Consider that the DoD itself defines an end state of work that you are doing right now, but implies nothing about quality improvement. If a certain (quality) characteristic appears to be lacking (e.g., performance), the DoD should be written in a way to facilitate that. Typically such requirements are nonfunctional in nature.

Also, remember that the DoD is only as fixed as you want it to be (typically fixed for a sprint at least, though). Change its content or its application together with the team if you feel that the DoD does not provide the right incentive to achieve high-quality software. A DoD should be a good representation of which quality aspects are valued by the team, and to which standards they hold each other’s work.

Objection: With DoD There Is No Room for Technical Maintenance

“With the DoD there is no room for technical maintenance such as refactoring or upgrading frameworks.”

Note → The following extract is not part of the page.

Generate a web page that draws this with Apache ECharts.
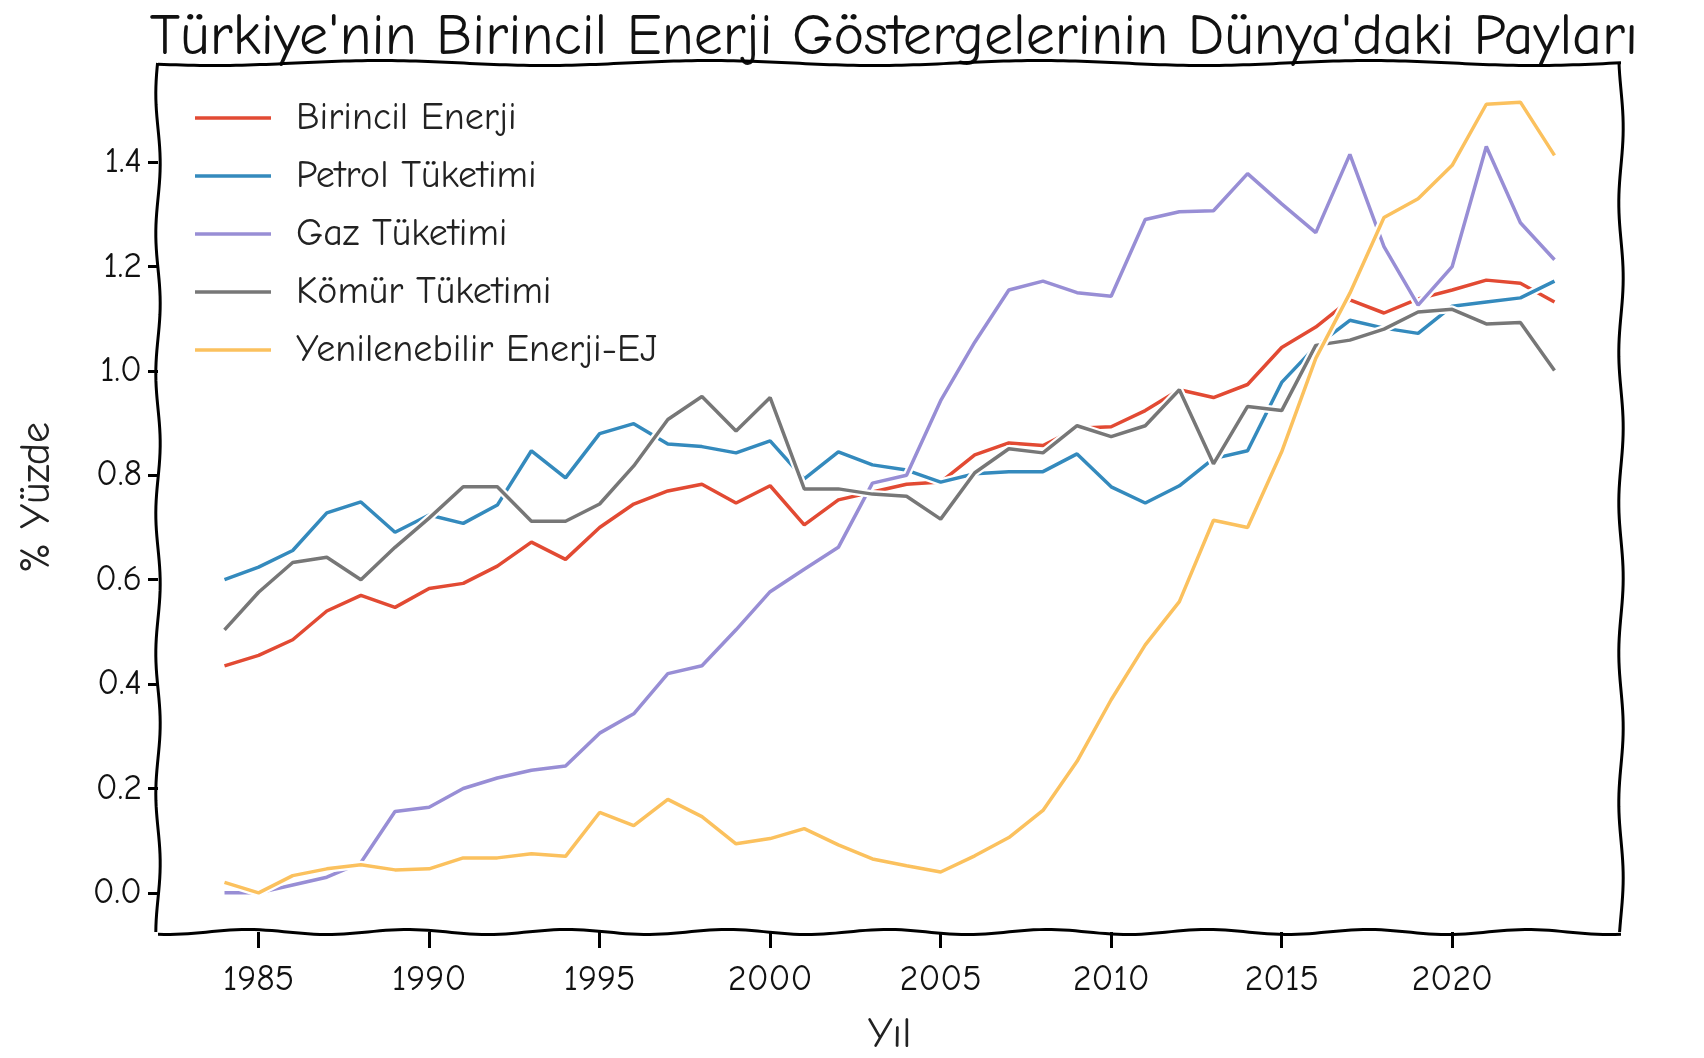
<!DOCTYPE html>
<html lang="tr">
<head>
  <meta charset="UTF-8">
  <title>Türkiye'nin Birincil Enerji Göstergelerinin Dünya'daki Payları</title>
  <script src="https://cdn.jsdelivr.net/npm/echarts@6.0.0/dist/echarts.min.js"></script>
  <style>
    html, body { margin: 0; padding: 0; background: #fff; }
  </style>
</head>
<body>
  <div id="main" style="width: 1704px;height:1058px;"></div>
  <script type="text/javascript">
    // data (share of world, %)
    var years = [1984, 1985, 1986, 1987, 1988, 1989, 1990, 1991, 1992, 1993,
                 1994, 1995, 1996, 1997, 1998, 1999, 2000, 2001, 2002, 2003,
                 2004, 2005, 2006, 2007, 2008, 2009, 2010, 2011, 2012, 2013,
                 2014, 2015, 2016, 2017, 2018, 2019, 2020, 2021, 2022, 2023];

    var birincil = [0.435, 0.455, 0.485, 0.54, 0.57, 0.547, 0.583, 0.593, 0.626, 0.672,
                    0.639, 0.70, 0.745, 0.77, 0.783, 0.747, 0.78, 0.705, 0.753, 0.768,
                    0.783, 0.787, 0.839, 0.862, 0.857, 0.89, 0.893, 0.924, 0.964, 0.949,
                    0.974, 1.045, 1.084, 1.136, 1.111, 1.138, 1.155, 1.174, 1.168, 1.132];

    var petrol = [0.60, 0.624, 0.656, 0.728, 0.749, 0.691, 0.724, 0.708, 0.743, 0.847,
                  0.795, 0.88, 0.899, 0.86, 0.855, 0.843, 0.866, 0.793, 0.845, 0.82,
                  0.81, 0.787, 0.803, 0.807, 0.807, 0.841, 0.778, 0.747, 0.78, 0.832,
                  0.847, 0.978, 1.047, 1.097, 1.082, 1.072, 1.124, 1.132, 1.14, 1.172];

    var gaz = [0.0, 0.0, 0.015, 0.03, 0.058, 0.156, 0.164, 0.20, 0.22, 0.235,
               0.243, 0.306, 0.343, 0.42, 0.435, 0.504, 0.577, 0.62, 0.662, 0.785,
               0.80, 0.943, 1.055, 1.155, 1.172, 1.15, 1.143, 1.29, 1.305, 1.307,
               1.378, 1.32, 1.265, 1.415, 1.238, 1.126, 1.20, 1.43, 1.284, 1.213];

    var komur = [0.504, 0.576, 0.633, 0.643, 0.60, 0.662, 0.718, 0.778, 0.778, 0.712,
                 0.712, 0.745, 0.818, 0.907, 0.951, 0.885, 0.949, 0.774, 0.774, 0.764,
                 0.76, 0.716, 0.805, 0.851, 0.843, 0.895, 0.874, 0.895, 0.964, 0.822,
                 0.932, 0.924, 1.049, 1.059, 1.08, 1.113, 1.118, 1.09, 1.093, 1.001];

    var yenilenebilir = [0.02, 0.0, 0.033, 0.046, 0.054, 0.044, 0.046, 0.067, 0.067, 0.075,
                         0.07, 0.154, 0.129, 0.179, 0.146, 0.094, 0.104, 0.123, 0.092, 0.065,
                         0.052, 0.04, 0.071, 0.106, 0.158, 0.252, 0.37, 0.475, 0.558, 0.714,
                         0.70, 0.845, 1.024, 1.149, 1.294, 1.33, 1.394, 1.511, 1.515, 1.413];

    var seriesNames = ['Birincil Enerji', 'Petrol Tüketimi', 'Gaz Tüketimi', 'Kömür Tüketimi', 'Yenilenebilir Enerji-EJ'];
    var seriesColors = ['#E24A33', '#348ABD', '#988ED5', '#777777', '#FBC15E'];

    var xTicks = [1985, 1990, 1995, 2000, 2005, 2010, 2015, 2020];
    var yTicks = [0.0, 0.2, 0.4, 0.6, 0.8, 1.0, 1.2, 1.4];

    var font = "'Humor Sans', 'Comic Neue', Lato, sans-serif";
    var xMin = 1982.05, xMax = 2024.95, yMin = -0.075, yMax = 1.59;

    var myChart = echarts.init(document.getElementById('main'));

    function pairs(values) {
      return years.map(function (y, i) { return [y, values[i]]; });
    }

    var allValues = [birincil, petrol, gaz, komur, yenilenebilir];
    var series = [];
    seriesNames.forEach(function (name, i) {
      // white halo under each line, like the xkcd path effect
      series.push({
        name: name + ' (halo)',
        type: 'line',
        data: pairs(allValues[i]),
        showSymbol: false,
        silent: true,
        lineStyle: { width: 8, color: '#fff' },
        emphasis: { disabled: true }
      });
      series.push({
        name: name,
        type: 'line',
        data: pairs(allValues[i]),
        showSymbol: false,
        lineStyle: { width: 3.5, color: seriesColors[i] },
        itemStyle: { color: seriesColors[i] },
        emphasis: { disabled: true }
      });
    });

    var option = {
      backgroundColor: '#fff',
      animation: false,
      title: {
        text: "Türkiye'nin Birincil Enerji Göstergelerinin Dünya'daki Payları",
        left: 889,
        top: 4,
        textAlign: 'center',
        textStyle: { fontFamily: font, fontSize: 58, fontWeight: 'normal', color: '#111' }
      },
      legend: {
        orient: 'vertical',
        left: 190,
        top: 94,
        icon: 'rect',
        itemWidth: 76,
        itemHeight: 3.5,
        itemGap: 20,
        data: seriesNames,
        textStyle: {
          fontFamily: font, fontSize: 38, color: '#222',
          lineHeight: 38, padding: [0, 0, 0, 20]
        }
      },
      grid: { left: 158, right: 83, top: 63, bottom: 126, outerBoundsMode: 'none' },
      xAxis: {
        type: 'value',
        min: xMin,
        max: xMax,
        name: 'Yıl',
        nameLocation: 'middle',
        nameGap: 82,
        nameTextStyle: { fontFamily: font, fontSize: 42, color: '#222' },
        axisLine: { show: false, onZero: false },
        splitLine: { show: false },
        axisTick: { show: true, length: 16, customValues: xTicks, lineStyle: { color: '#000', width: 3 } },
        axisLabel: {
          customValues: xTicks,
          margin: 30,
          fontFamily: font, fontSize: 36, color: '#111',
          formatter: function (v) { return String(v); }
        }
      },
      yAxis: {
        type: 'value',
        min: yMin,
        max: yMax,
        name: '% Yüzde',
        nameLocation: 'middle',
        nameGap: 100,
        nameTextStyle: { fontFamily: font, fontSize: 42, color: '#222' },
        axisLine: { show: false, onZero: false },
        splitLine: { show: false },
        axisTick: { show: true, length: 10, customValues: yTicks, lineStyle: { color: '#000', width: 3 } },
        axisLabel: {
          customValues: yTicks,
          margin: 16,
          fontFamily: font, fontSize: 36, color: '#111',
          formatter: function (v) { return v.toFixed(1); }
        }
      },
      series: series
    };

    myChart.setOption(option);

    // hand-drawn looking frame around the plot area
    var p0 = myChart.convertToPixel('grid', [xMin, yMin]);
    var p1 = myChart.convertToPixel('grid', [xMax, yMax]);

    function wiggle(x1, y1, x2, y2, amp, period, phase) {
      var len = Math.hypot(x2 - x1, y2 - y1);
      var nx = -(y2 - y1) / len, ny = (x2 - x1) / len;
      var pts = [];
      var n = Math.ceil(len / 6);
      for (var k = 0; k <= n; k++) {
        var t = k / n;
        var d = amp * Math.sin(2 * Math.PI * (t * len / period) + phase);
        pts.push([x1 + (x2 - x1) * t + nx * d, y1 + (y2 - y1) * t + ny * d]);
      }
      return pts;
    }

    var edges = [
      wiggle(p0[0], p1[1], p1[0], p1[1], 2.5, 330, 0.5),
      wiggle(p0[0], p0[1], p1[0], p0[1], 2.5, 160, 1.2),
      wiggle(p0[0], p1[1], p0[0], p0[1], 2.2, 140, 0.2),
      wiggle(p1[0], p1[1], p1[0], p0[1], 2.2, 150, 2.0)
    ];

    myChart.setOption({
      graphic: edges.map(function (pts) {
        return {
          type: 'polyline',
          silent: true,
          z: 100,
          shape: { points: pts },
          style: { stroke: '#000', lineWidth: 3, fill: null }
        };
      })
    });
  </script>
</body>
</html>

In fact, there is. If “technical maintenance” here means, for example, simplicity of code units, then that could be part of the DoD. If the technical maintenance has a broader scope, like renewal of frameworks, the team should put it on the development backlog and it can then be treated as “regular functionality.” Putting technical maintenance on the backlog is an effective custom. It forces the team to reason why the improvements are advantageous for the system’s operation or maintainability.

You can imagine that such technical maintenance typically is not foreseen by stakeholders and therefore it may not receive priority from a user perspective (because the improvements are invisible). Discuss with the team how they prefer to deal with this. For example, one can agree that a certain percentage of time is reserved for technical maintenance (say, 10%). Within the 90% remainder, user stories can be prioritized. Such a fixed effort can be agreed on with the stakeholders.

This should not relieve developers from having a critical eye toward low-quality code when they see it. For that matter, the “Boy Scout Rule” is a great principle. For developers this means that the right opportunity to refactor code is when modifying that code. The result is that code is left behind “cleaner” and of higher quality compared to when the developer found it.

Objection: Changing the DoD May Mean Extra Work

“When the DoD changes, should we revisit all earlier sprints for compliance with the updated requirements?”

The simple answer is: only when the change in DoD is important enough to warrant this. Changes in the DoD affect only what is being delivered from now on. The effects of changes should be considered for the next sprint planning. If the DoD becomes more strict or more specific, the team should agree with the system stakeholder whether the change applies in retrospect. If so, it should be put on the backlog, because reanalyzing code takes time. Then in the sprint planning it will emerge whether applying the changed DoD over older pieces of code has enough priority.

You can assess whether your DoD standards are being met by measuring them. Typically this is done with some kind of quality dashboards that include code quality measurements (such as unit test coverage, coding standards violations, etc.). So clearly, the more specific and quantified a DoD is, the easier it will be to measure them. Remember to walk through the GQM process to determine what kind of metrics help you toward your goals.